◆ **THE EXERCISE**: Go through the data and copy every line exactly, but not the images.

— Start GIVEN MATERIAL —

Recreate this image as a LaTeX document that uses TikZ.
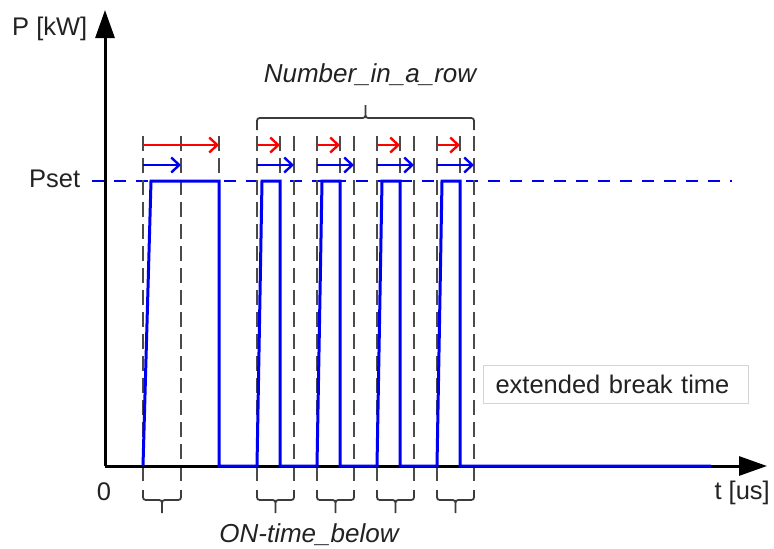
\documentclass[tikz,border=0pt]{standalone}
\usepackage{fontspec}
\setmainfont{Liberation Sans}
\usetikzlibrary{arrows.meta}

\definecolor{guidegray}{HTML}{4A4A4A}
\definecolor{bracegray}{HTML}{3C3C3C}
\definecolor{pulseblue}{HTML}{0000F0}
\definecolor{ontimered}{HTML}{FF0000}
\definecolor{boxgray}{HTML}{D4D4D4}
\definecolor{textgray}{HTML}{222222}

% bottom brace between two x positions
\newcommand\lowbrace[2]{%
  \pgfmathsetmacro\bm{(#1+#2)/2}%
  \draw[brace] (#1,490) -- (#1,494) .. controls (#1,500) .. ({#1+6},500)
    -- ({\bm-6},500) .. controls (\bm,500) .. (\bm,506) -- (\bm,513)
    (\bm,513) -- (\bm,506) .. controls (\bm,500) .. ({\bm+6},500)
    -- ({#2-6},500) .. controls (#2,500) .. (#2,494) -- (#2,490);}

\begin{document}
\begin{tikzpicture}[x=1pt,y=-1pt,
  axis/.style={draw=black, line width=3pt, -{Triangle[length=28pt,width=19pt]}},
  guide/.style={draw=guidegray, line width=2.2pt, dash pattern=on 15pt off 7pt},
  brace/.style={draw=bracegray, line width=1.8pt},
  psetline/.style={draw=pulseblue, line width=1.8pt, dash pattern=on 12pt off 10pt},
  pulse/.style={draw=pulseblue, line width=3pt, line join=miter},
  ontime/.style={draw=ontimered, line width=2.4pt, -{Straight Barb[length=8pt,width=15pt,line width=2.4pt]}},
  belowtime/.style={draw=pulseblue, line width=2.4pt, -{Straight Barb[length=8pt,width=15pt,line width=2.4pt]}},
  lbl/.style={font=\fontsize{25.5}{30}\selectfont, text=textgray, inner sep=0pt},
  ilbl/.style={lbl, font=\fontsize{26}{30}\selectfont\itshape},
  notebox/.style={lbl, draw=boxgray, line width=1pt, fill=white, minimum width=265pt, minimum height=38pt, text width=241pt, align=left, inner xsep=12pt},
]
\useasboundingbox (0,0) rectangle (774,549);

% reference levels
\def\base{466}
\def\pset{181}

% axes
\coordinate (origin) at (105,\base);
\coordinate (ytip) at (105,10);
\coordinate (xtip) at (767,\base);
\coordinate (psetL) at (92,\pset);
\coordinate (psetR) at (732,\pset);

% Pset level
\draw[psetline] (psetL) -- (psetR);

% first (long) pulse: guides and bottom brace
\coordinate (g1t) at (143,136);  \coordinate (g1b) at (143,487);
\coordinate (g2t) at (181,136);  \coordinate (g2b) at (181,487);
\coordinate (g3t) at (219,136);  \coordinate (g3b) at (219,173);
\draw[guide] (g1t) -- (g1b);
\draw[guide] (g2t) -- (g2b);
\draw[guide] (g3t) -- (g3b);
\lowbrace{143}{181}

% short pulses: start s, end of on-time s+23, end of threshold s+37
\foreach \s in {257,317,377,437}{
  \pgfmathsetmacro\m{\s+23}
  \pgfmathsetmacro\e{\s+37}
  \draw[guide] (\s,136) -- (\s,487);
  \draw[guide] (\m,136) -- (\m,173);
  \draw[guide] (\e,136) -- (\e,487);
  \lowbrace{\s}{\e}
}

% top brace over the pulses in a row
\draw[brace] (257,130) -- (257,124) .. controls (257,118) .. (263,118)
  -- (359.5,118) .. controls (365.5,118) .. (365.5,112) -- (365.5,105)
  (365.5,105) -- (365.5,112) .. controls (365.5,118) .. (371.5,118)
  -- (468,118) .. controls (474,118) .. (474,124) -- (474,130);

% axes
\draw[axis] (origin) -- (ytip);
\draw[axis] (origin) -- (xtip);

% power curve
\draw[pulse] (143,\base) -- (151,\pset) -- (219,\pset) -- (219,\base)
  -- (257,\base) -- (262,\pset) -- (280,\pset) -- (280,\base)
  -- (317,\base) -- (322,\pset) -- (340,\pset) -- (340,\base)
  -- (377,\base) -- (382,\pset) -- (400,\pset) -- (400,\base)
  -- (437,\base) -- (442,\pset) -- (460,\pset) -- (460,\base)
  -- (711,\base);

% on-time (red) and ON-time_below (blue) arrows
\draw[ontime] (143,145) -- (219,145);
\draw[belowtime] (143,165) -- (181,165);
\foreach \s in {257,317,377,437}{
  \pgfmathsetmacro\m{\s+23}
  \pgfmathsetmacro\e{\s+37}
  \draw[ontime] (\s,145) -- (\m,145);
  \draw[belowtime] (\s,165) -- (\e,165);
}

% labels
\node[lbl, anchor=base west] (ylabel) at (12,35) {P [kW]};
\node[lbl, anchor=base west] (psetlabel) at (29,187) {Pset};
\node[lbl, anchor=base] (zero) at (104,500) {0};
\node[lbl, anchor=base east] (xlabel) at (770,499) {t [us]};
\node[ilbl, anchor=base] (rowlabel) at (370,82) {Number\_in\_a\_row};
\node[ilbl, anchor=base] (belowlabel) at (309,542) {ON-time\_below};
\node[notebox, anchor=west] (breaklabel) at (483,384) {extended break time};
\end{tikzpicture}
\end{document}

— End GIVEN MATERIAL —

◆ **REPLY TO THE EXERCISE**:
Recreate this image as a LaTeX document that uses TikZ.
\documentclass[tikz,border=0pt]{standalone}
\usepackage{fontspec}
\setmainfont{Liberation Sans}
\usetikzlibrary{arrows.meta}

\definecolor{guidegray}{HTML}{4A4A4A}
\definecolor{bracegray}{HTML}{3C3C3C}
\definecolor{pulseblue}{HTML}{0000F0}
\definecolor{ontimered}{HTML}{FF0000}
\definecolor{boxgray}{HTML}{D4D4D4}
\definecolor{textgray}{HTML}{222222}

% bottom brace between two x positions
\newcommand\lowbrace[2]{%
  \pgfmathsetmacro\bm{(#1+#2)/2}%
  \draw[brace] (#1,490) -- (#1,494) .. controls (#1,500) .. ({#1+6},500)
    -- ({\bm-6},500) .. controls (\bm,500) .. (\bm,506) -- (\bm,513)
    (\bm,513) -- (\bm,506) .. controls (\bm,500) .. ({\bm+6},500)
    -- ({#2-6},500) .. controls (#2,500) .. (#2,494) -- (#2,490);}

\begin{document}
\begin{tikzpicture}[x=1pt,y=-1pt,
  axis/.style={draw=black, line width=3pt, -{Triangle[length=28pt,width=19pt]}},
  guide/.style={draw=guidegray, line width=2.2pt, dash pattern=on 15pt off 7pt},
  brace/.style={draw=bracegray, line width=1.8pt},
  psetline/.style={draw=pulseblue, line width=1.8pt, dash pattern=on 12pt off 10pt},
  pulse/.style={draw=pulseblue, line width=3pt, line join=miter},
  ontime/.style={draw=ontimered, line width=2.4pt, -{Straight Barb[length=8pt,width=15pt,line width=2.4pt]}},
  belowtime/.style={draw=pulseblue, line width=2.4pt, -{Straight Barb[length=8pt,width=15pt,line width=2.4pt]}},
  lbl/.style={font=\fontsize{25.5}{30}\selectfont, text=textgray, inner sep=0pt},
  ilbl/.style={lbl, font=\fontsize{26}{30}\selectfont\itshape},
  notebox/.style={lbl, draw=boxgray, line width=1pt, fill=white, minimum width=265pt, minimum height=38pt, text width=241pt, align=left, inner xsep=12pt},
]
\useasboundingbox (0,0) rectangle (774,549);

% reference levels
\def\base{466}
\def\pset{181}

% axes
\coordinate (origin) at (105,\base);
\coordinate (ytip) at (105,10);
\coordinate (xtip) at (767,\base);
\coordinate (psetL) at (92,\pset);
\coordinate (psetR) at (732,\pset);

% Pset level
\draw[psetline] (psetL) -- (psetR);

% first (long) pulse: guides and bottom brace
\coordinate (g1t) at (143,136);  \coordinate (g1b) at (143,487);
\coordinate (g2t) at (181,136);  \coordinate (g2b) at (181,487);
\coordinate (g3t) at (219,136);  \coordinate (g3b) at (219,173);
\draw[guide] (g1t) -- (g1b);
\draw[guide] (g2t) -- (g2b);
\draw[guide] (g3t) -- (g3b);
\lowbrace{143}{181}

% short pulses: start s, end of on-time s+23, end of threshold s+37
\foreach \s in {257,317,377,437}{
  \pgfmathsetmacro\m{\s+23}
  \pgfmathsetmacro\e{\s+37}
  \draw[guide] (\s,136) -- (\s,487);
  \draw[guide] (\m,136) -- (\m,173);
  \draw[guide] (\e,136) -- (\e,487);
  \lowbrace{\s}{\e}
}

% top brace over the pulses in a row
\draw[brace] (257,130) -- (257,124) .. controls (257,118) .. (263,118)
  -- (359.5,118) .. controls (365.5,118) .. (365.5,112) -- (365.5,105)
  (365.5,105) -- (365.5,112) .. controls (365.5,118) .. (371.5,118)
  -- (468,118) .. controls (474,118) .. (474,124) -- (474,130);

% axes
\draw[axis] (origin) -- (ytip);
\draw[axis] (origin) -- (xtip);

% power curve
\draw[pulse] (143,\base) -- (151,\pset) -- (219,\pset) -- (219,\base)
  -- (257,\base) -- (262,\pset) -- (280,\pset) -- (280,\base)
  -- (317,\base) -- (322,\pset) -- (340,\pset) -- (340,\base)
  -- (377,\base) -- (382,\pset) -- (400,\pset) -- (400,\base)
  -- (437,\base) -- (442,\pset) -- (460,\pset) -- (460,\base)
  -- (711,\base);

% on-time (red) and ON-time_below (blue) arrows
\draw[ontime] (143,145) -- (219,145);
\draw[belowtime] (143,165) -- (181,165);
\foreach \s in {257,317,377,437}{
  \pgfmathsetmacro\m{\s+23}
  \pgfmathsetmacro\e{\s+37}
  \draw[ontime] (\s,145) -- (\m,145);
  \draw[belowtime] (\s,165) -- (\e,165);
}

% labels
\node[lbl, anchor=base west] (ylabel) at (12,35) {P [kW]};
\node[lbl, anchor=base west] (psetlabel) at (29,187) {Pset};
\node[lbl, anchor=base] (zero) at (104,500) {0};
\node[lbl, anchor=base east] (xlabel) at (770,499) {t [us]};
\node[ilbl, anchor=base] (rowlabel) at (370,82) {Number\_in\_a\_row};
\node[ilbl, anchor=base] (belowlabel) at (309,542) {ON-time\_below};
\node[notebox, anchor=west] (breaklabel) at (483,384) {extended break time};
\end{tikzpicture}
\end{document}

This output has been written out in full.